The US government is not obligated to make promised social security payments.

Of course not. The government is obligated to do what the legislature decides and I am not holding my breath on entitlement reform.

No one has a right to receive what the government has promised to pay them.

Yes, they do, as long as those laws are in effect.

I think the obvious solution to the federal government's unfunded liabilities involves some or all of this: the retirement age will be lifted, the benefits promised will be reduced (e.g., by changing the indexing formula), and healthcare will revert to something like a free market and costs will come down.

I don't have a problem with your logic, but I wouldn't make a big book on the scenario you paint.

Scott Grannis said...

Dale: The Supreme Court has ruled that promised social security benefits are not sacrosanct. They are not a legal obligation of the government. The government is free to change the terms of the eventual payout and/or change the retirement age and the indexation formula.

DaleW said...

The Supreme Court has ruled that promised social security benefits are not sacrosanct. They are not a legal obligation of the government. The government is free to change the terms of the eventual payout and/or change the retirement age and the indexation formula.

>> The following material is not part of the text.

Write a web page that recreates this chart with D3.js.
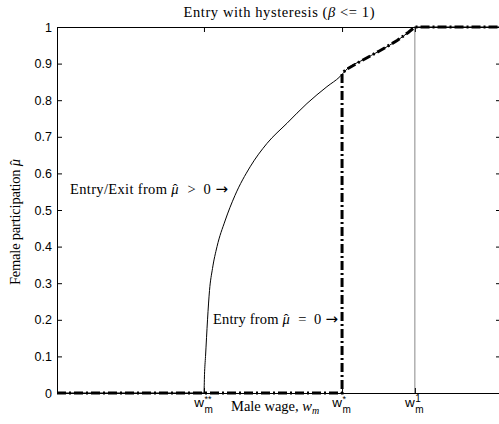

I concede the legal point, but I am not making a legal point. I am making a political point. The government is an extension of the populace, so you are saying the populace is free to vote in lower benefits for itself. OK, we'll see how that goes. Ex a crisis, I don't think we will see any sort of substantial entitlement reform in the next 5-10 years.

Scott Grannis said...

How difficult could it be to just raise the retirement age? Everyone knows that life expectancies have risen. And it shouldn't be too hard to change the indexing formula for benefits. Instead of using the rise in wages, use the CPI. This would keep purchasing power of benefits steady, whereas they have been rising in real terms. Those two fixes could add decades to the social security system. I think they are inevitable.